A Downturn Is Coming, But Its Overall CRE Impact Is Anyone’s Guess
Speculation about the next downturn in the U.S. economy has become the official sport of the commercial real estate community while markets continue to grow. Experts still say a correction is on the horizon, but opinions differ as to how much impact it will have.
“It doesn’t seem like there’s something on the horizon to forecast a sharp downturn,” PricewaterhouseCoopers Director of Real Estate Research Andrew Warren said during a panel last week at the Urban Land Institute’s Fall Meeting in Boston. “Nobody necessarily thinks we have to end the economic expansion.”
The panel was for an early release of ULI’s 2019 Emerging Trends in Real Estate report, which surveyed and interviewed 2,300 industry experts on where they felt CRE was heading in the coming years. The report, and some of the other panelists, felt the market was heading toward a profit plateau rather than a downward spiral.
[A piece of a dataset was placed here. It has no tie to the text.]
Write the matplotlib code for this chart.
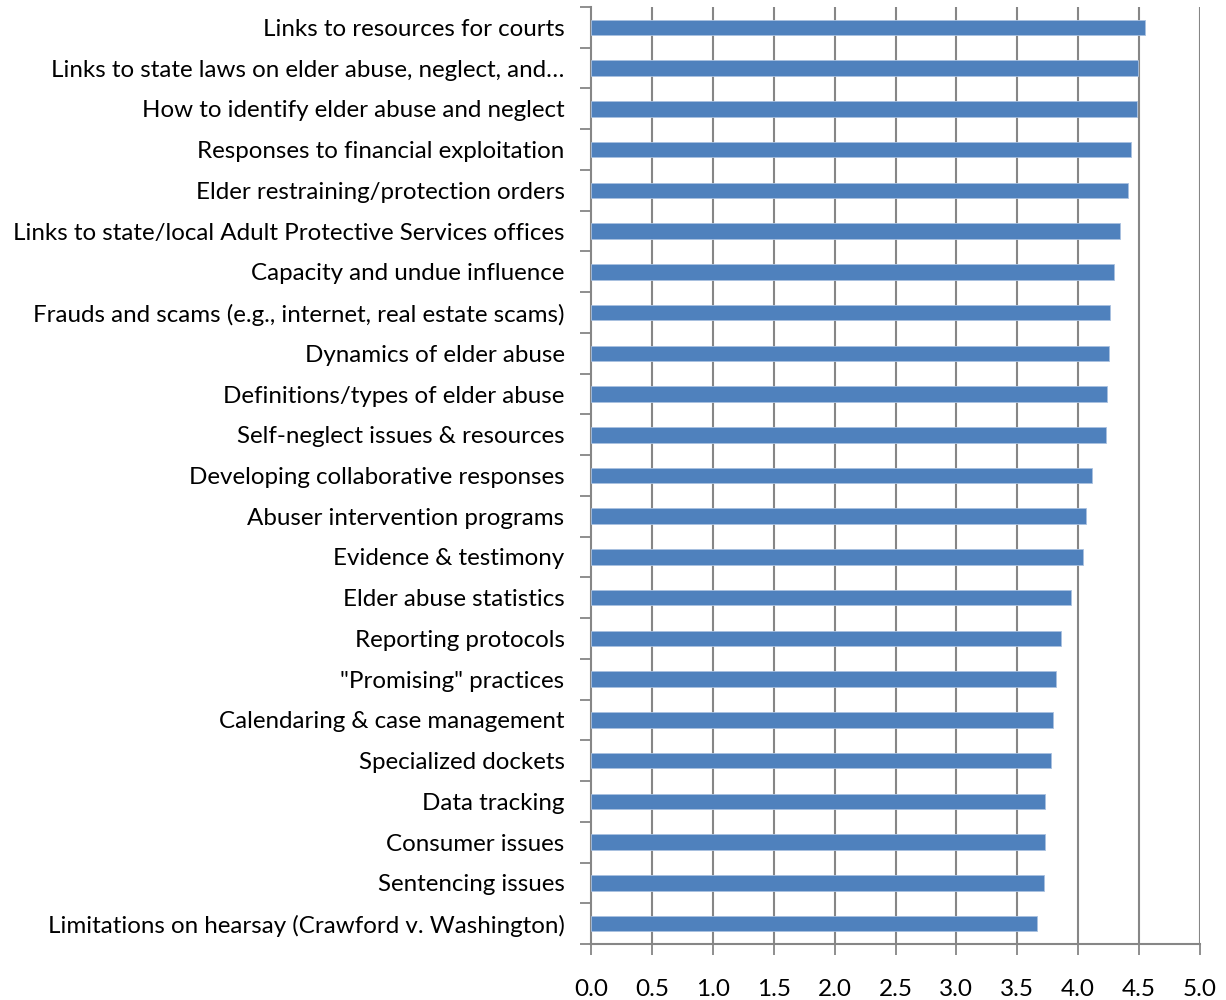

A new era demands new thinking, according to the report.
Panelists pointed toward global examples of why the ongoing era of economic expansion might not be as abnormal as some CRE naysayers might think.
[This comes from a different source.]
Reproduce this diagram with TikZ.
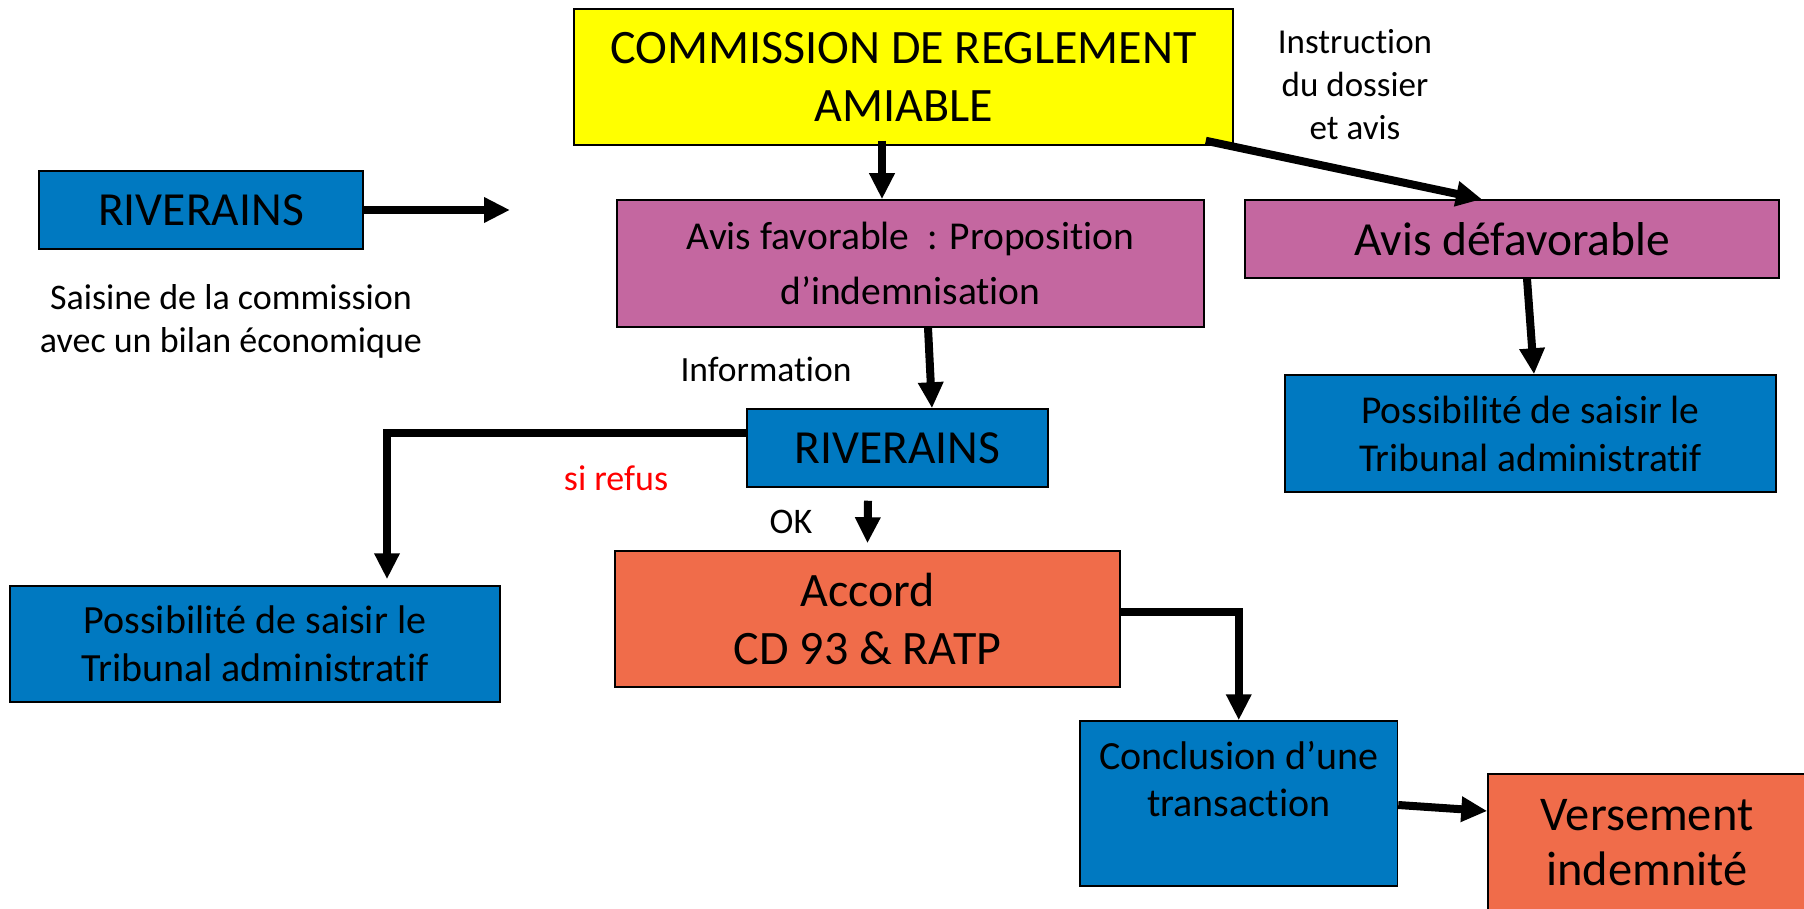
\documentclass[tikz,border=0pt]{standalone}
\usepackage{fontspec}
\setmainfont[Ligatures={NoCommon}]{Carlito}
\usetikzlibrary{arrows.meta,calc}
\definecolor{cyel}{HTML}{FFFF00}
\definecolor{cblue}{HTML}{0079C1}
\definecolor{cmag}{HTML}{C467A0}
\definecolor{corg}{HTML}{F06C4A}
\definecolor{cred}{HTML}{FF0000}
\begin{document}
\begin{tikzpicture}[x=1pt,y=-1pt,
 box/.style={draw=black, line width=1.5pt, inner sep=0pt, align=center, anchor=center},
 arr/.style={line width=8pt, -{Triangle[length=26pt,width=24pt]}},
 fs/.style 2 args={font=\fontsize{#1}{#2}\selectfont},
 txt/.style={inner sep=0pt, align=center}
]
\useasboundingbox[fill=white] (0,0) rectangle (1804,909);

% boxes
\node[box, fill=cyel, minimum width=659pt, minimum height=136pt, fs={48}{58}] (yellow) at (903.5,77) {COMMISSION DE REGLEMENT\\AMIABLE};
\node[box, fill=cblue, minimum width=324pt, minimum height=78pt, fs={47.5}{56}] (riv1) at (201,210) {RIVERAINS};
\node[box, fill=cmag, minimum width=587pt, minimum height=127pt, fs={39.5}{55}] (mag1) at (910.5,263.5) {Avis favorable\ \ : Proposition\\d’indemnisation};
\node[box, fill=cmag, minimum width=534pt, minimum height=78pt, fs={47.5}{55}] (mag2) at (1512,239) {Avis défavorable};
\node[box, fill=cblue, minimum width=491pt, minimum height=117pt, fs={39.5}{48}] (rblue) at (1530.5,433.5) {Possibilité de saisir le\\Tribunal administratif};
\node[box, fill=cblue, minimum width=301pt, minimum height=78pt, fs={47.5}{55}] (riv2) at (897.5,448) {RIVERAINS};
\node[box, fill=corg, minimum width=505pt, minimum height=136pt, fs={48}{58}] (accord) at (867.5,619) {Accord\\CD 93 \& RATP};
\node[box, fill=cblue, minimum width=490pt, minimum height=116pt, fs={40}{48}] (lblue) at (255,644) {Possibilité de saisir le\\Tribunal administratif};
\node[box, fill=cblue, minimum width=317.5pt, minimum height=165pt] (concl) at (1238.75,803.5) {};
\node[txt, fs={40}{47}] (conclT) at (1238.75,779.5) {Conclusion d’une\\transaction};
\node[box, fill=corg, minimum width=318pt, minimum height=137pt, fs={48.5}{55}] (vers) at (1647,842.5) {Versement\\indemnité};

% free labels
\node[txt, fs={36}{43}] (saisine) at (231,321) {Saisine de la commission\\avec un bilan économique};
\node[txt, fs={35.5}{40}, anchor=base] (info) at (766,381) {Information};
\node[txt, fs={35}{43}] (instr) at (1355,84.5) {Instruction\\du dossier\\et avis};
\node[txt, fs={36}{40}, text=cred, anchor=base] (refus) at (616,490) {si refus};
\node[txt, fs={36}{40}, anchor=base] (ok) at (791,533) {OK};

% connectors
\coordinate (rivEnd) at (510,210);
\draw[arr] (riv1.east) -- (rivEnd);
\draw[arr] ([xshift=-21.5pt,yshift=5pt]yellow.south) -- ([xshift=-28.5pt]mag1.north);
\draw[arr] ([xshift=-28pt,yshift=5pt]yellow.south east) -- ([xshift=-30pt]mag2.north);
\draw[arr] ([xshift=17.5pt]mag1.south) -- ([xshift=34.5pt]riv2.north);
\draw[arr] ([xshift=15pt]mag2.south) -- ([xshift=3.5pt]rblue.north);
\draw[arr] ([yshift=15pt]riv2.west) -| ([xshift=132pt,yshift=6pt]lblue.north);
\draw[arr] ([xshift=-29.5pt,yshift=-13pt]riv2.south) -- ([yshift=7pt]accord.north);
\draw[arr] ([yshift=7pt]accord.east) -| (concl.north);
\draw[arr] ([yshift=-1.5pt]concl.east) -- ([yshift=31.5pt]vers.west);
\end{tikzpicture}
\end{document}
At 114 months and counting, the U.S. economy has been expanding since June 2009 and is the second-longest streak of its kind in U.S. history. The longest streak ran 120 months from March 1991 to March 2001. While some might expect the economy not to have much runway left, the longest U.S. cycles don’t even crack the top five for global examples of longevity in economic growth. Australia is the global leader, at 324 months and counting since 1991.
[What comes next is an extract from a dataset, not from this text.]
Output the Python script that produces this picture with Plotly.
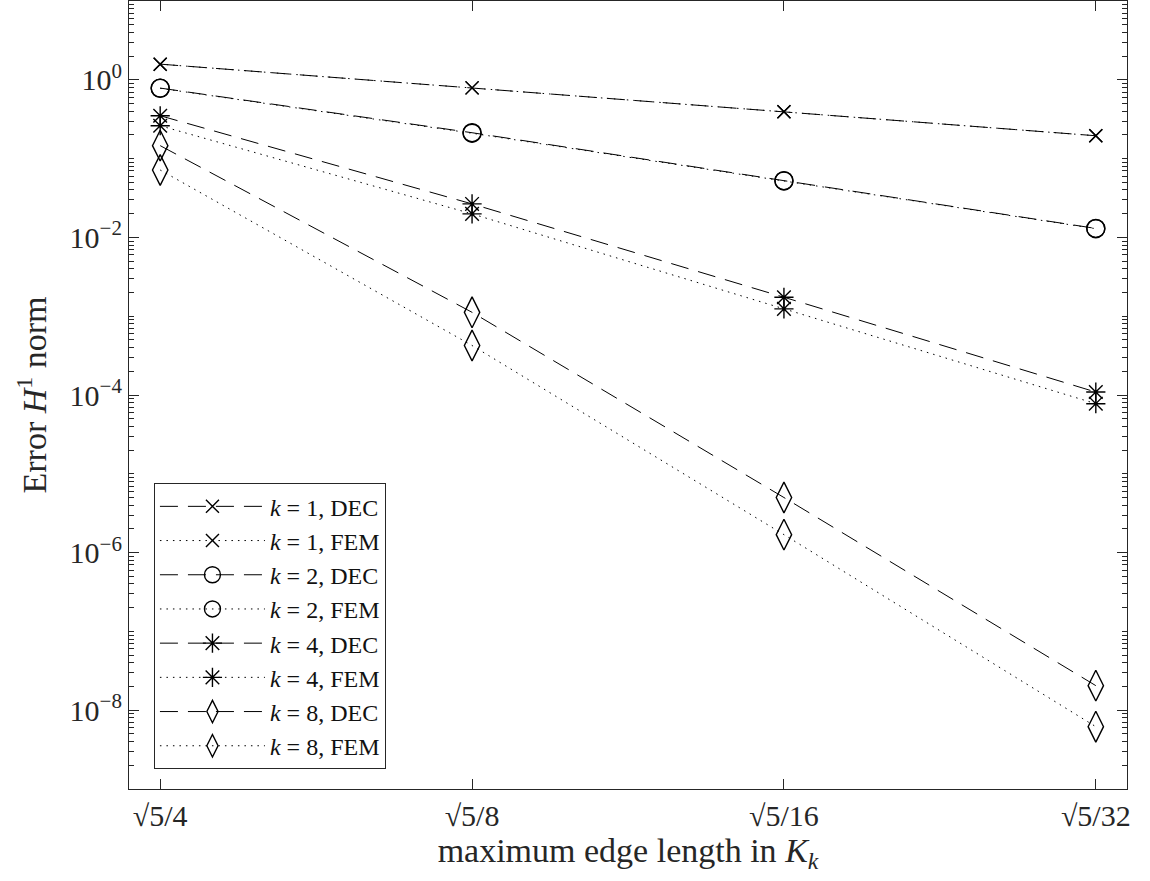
import math
import plotly.graph_objects as go

# ---- data ----
h_denominators = [4, 8, 16, 32]
x_tick_labels = ["√5/4", "√5/8", "√5/16", "√5/32"]

k1_dec = [1.58, 0.79, 0.393, 0.195]
k1_fem = [1.58, 0.79, 0.393, 0.195]
k2_dec = [0.785, 0.213, 0.0525, 0.0130]
k2_fem = [0.780, 0.210, 0.0520, 0.0129]
k4_dec = [0.35, 0.0266, 0.00174, 1.09e-4]
k4_fem = [0.261, 0.0199, 0.00124, 7.76e-5]
k8_dec = [0.146, 1.12e-3, 5.0e-6, 2.05e-8]
k8_fem = [0.0717, 4.25e-4, 1.69e-6, 6.18e-9]

series = [
    ("<i>k</i> = 1, DEC", k1_dec, "DEC", "x-thin-open", 13),
    ("<i>k</i> = 1, FEM", k1_fem, "FEM", "x-thin-open", 13),
    ("<i>k</i> = 2, DEC", k2_dec, "DEC", "circle-open", 18),
    ("<i>k</i> = 2, FEM", k2_fem, "FEM", "circle-open", 18),
    ("<i>k</i> = 4, DEC", k4_dec, "DEC", "asterisk-open", 16),
    ("<i>k</i> = 4, FEM", k4_fem, "FEM", "asterisk-open", 16),
    ("<i>k</i> = 8, DEC", k8_dec, "DEC", "diamond-tall-open", 22),
    ("<i>k</i> = 8, FEM", k8_fem, "FEM", "diamond-tall-open", 22),
]

y_major = [1e-8, 1e-6, 1e-4, 1e-2, 1e0]
y_major_labels = ["10<sup>−8</sup>", "10<sup>−6</sup>", "10<sup>−4</sup>",
                  "10<sup>−2</sup>", "10<sup>0</sup>"]

x_vals = [math.sqrt(5) / d for d in h_denominators]

FONT = "Liberation Serif"
TXT = "#262626"

fig = go.Figure()
for name, vals, kind, sym, size in series:
    dash = "18px,10px" if kind == "DEC" else "1.5px,5px"
    fig.add_trace(go.Scatter(
        x=x_vals, y=vals, name=name, mode="lines+markers",
        line=dict(color="black", width=1, dash=dash),
        marker=dict(symbol=sym, size=size, color="black",
                    line=dict(color="black", width=1.4)),
    ))

# minor ticks on log y-axis
minor_y = []
for e in range(-9, 1):
    for m in range(1, 10):
        v = m * 10.0 ** e
        if v not in y_major:
            minor_y.append(v)

step = math.log10(2)
x_lo = math.log10(x_vals[0]) + 0.1 * step
x_hi = math.log10(x_vals[-1]) - 0.1 * step

fig.update_layout(
    width=1150, height=881,
    margin=dict(l=129, r=23, t=1, b=92),
    paper_bgcolor="white", plot_bgcolor="white",
    font=dict(family=FONT, size=28, color=TXT),
    showlegend=True,
    legend=dict(
        x=0.025, y=0.388, xanchor="left", yanchor="top",
        bgcolor="white", bordercolor=TXT, borderwidth=1,
        font=dict(family=FONT, size=24, color="#111"),
        itemwidth=105, tracegroupgap=0,
    ),
    xaxis=dict(
        type="log", range=[x_lo, x_hi],
        tickmode="array", tickvals=x_vals, ticktext=x_tick_labels,
        ticks="inside", ticklen=10, tickcolor=TXT, tickwidth=1,
        showline=True, linecolor=TXT, linewidth=1.2, mirror="allticks",
        showgrid=False, zeroline=False,
        tickfont=dict(family=FONT, size=30, color=TXT),
        title=dict(text="maximum edge length in <i>K</i><sub><i>k</i></sub>",
                   font=dict(family=FONT, size=34, color=TXT), standoff=4),
    ),
    yaxis=dict(
        type="log", range=[-9, 1],
        tickmode="array", tickvals=y_major, ticktext=y_major_labels,
        ticks="inside", ticklen=10, tickcolor=TXT, tickwidth=1,
        showline=True, linecolor=TXT, linewidth=1.2, mirror="allticks",
        showgrid=False, zeroline=False,
        tickfont=dict(family=FONT, size=30, color=TXT),
        minor=dict(tickmode="array", tickvals=minor_y, ticks="inside",
                   ticklen=5, tickcolor=TXT, tickwidth=1, showgrid=False),
        title=dict(text="Error <i>H</i><sup>1</sup> norm",
                   font=dict(family=FONT, size=34, color=TXT), standoff=12),
    ),
)

fig.write_html("out.html")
“Perhaps cricket is the right sport to compare it to than baseball,” PwC Regional Business Development Leader Mitch Roschelle said. “The longest cricket match is nine days.”
Slower growth this cycle compared to ones in the past is a factor in the optimism for more expansion in the years ahead. Gross domestic product growth in the U.S. has hovered around 2% for much of the cycle, and the Congressional Budget Office released a forecast in April showing average growth of 1.9% through 2028, according to the report. This unremarkable growth is expected to eventually lead to a plateauing of real estate transaction volume. But one panelist wasn’t as optimistic as the rest.
“I remember in the run-up to [the] last downturn the chatter of ‘Are we done with cycles?’ and the nod to Australia’s ongoing economic expansion,” Heitman Managing Director Mary Ludgin said. “I think it’s a bit delusional to think we’re done with cycles.”
Although she felt 2019 will still be a good year for real estate, Ludgin said factors like rising interest rates and a maturing of some of the benefits to the recent tax overhaul would push the economy toward a downturn.
Fear of what might happen with global economic growth was only ranked as moderately important to the ULI respondents, but interest rates, capital costs, available talent and job growth were all ranked as highly important in the survey.
While she may have had a more pessimistic outlook than others on the panel, Ludgin said the next downturn wouldn’t be like the global financial crisis of 2008. Instead, she expected it to mirror the tech bust of the 2001 downturn. That correction was concentrated, and some markets were even able to avoid the repercussions of the dot-com bubble burst.
“There will be a recession, but it will be over so quickly you will have a harder time measuring it,” ULI Global Chairman Tom Toomey said. “Information flow being at a higher velocity means people make decisions quicker.”
Improved reporting and information since the last recession will enable leaders to correct behavior quickly in the next downturn and move forward with recovery. Despite the expectation of a looming correction, panelists remained optimistic about certain markets, like Dallas, Raleigh and the conference host city of Boston as well as the industry being on much stronger footing than it was in 2007 pre-Great Recession.
“It seems like there is a lot more room to run in terms of economic recovery,” Roschelle said. “If we do find ourselves in a recession, a real estate asset class will not have caused this one.”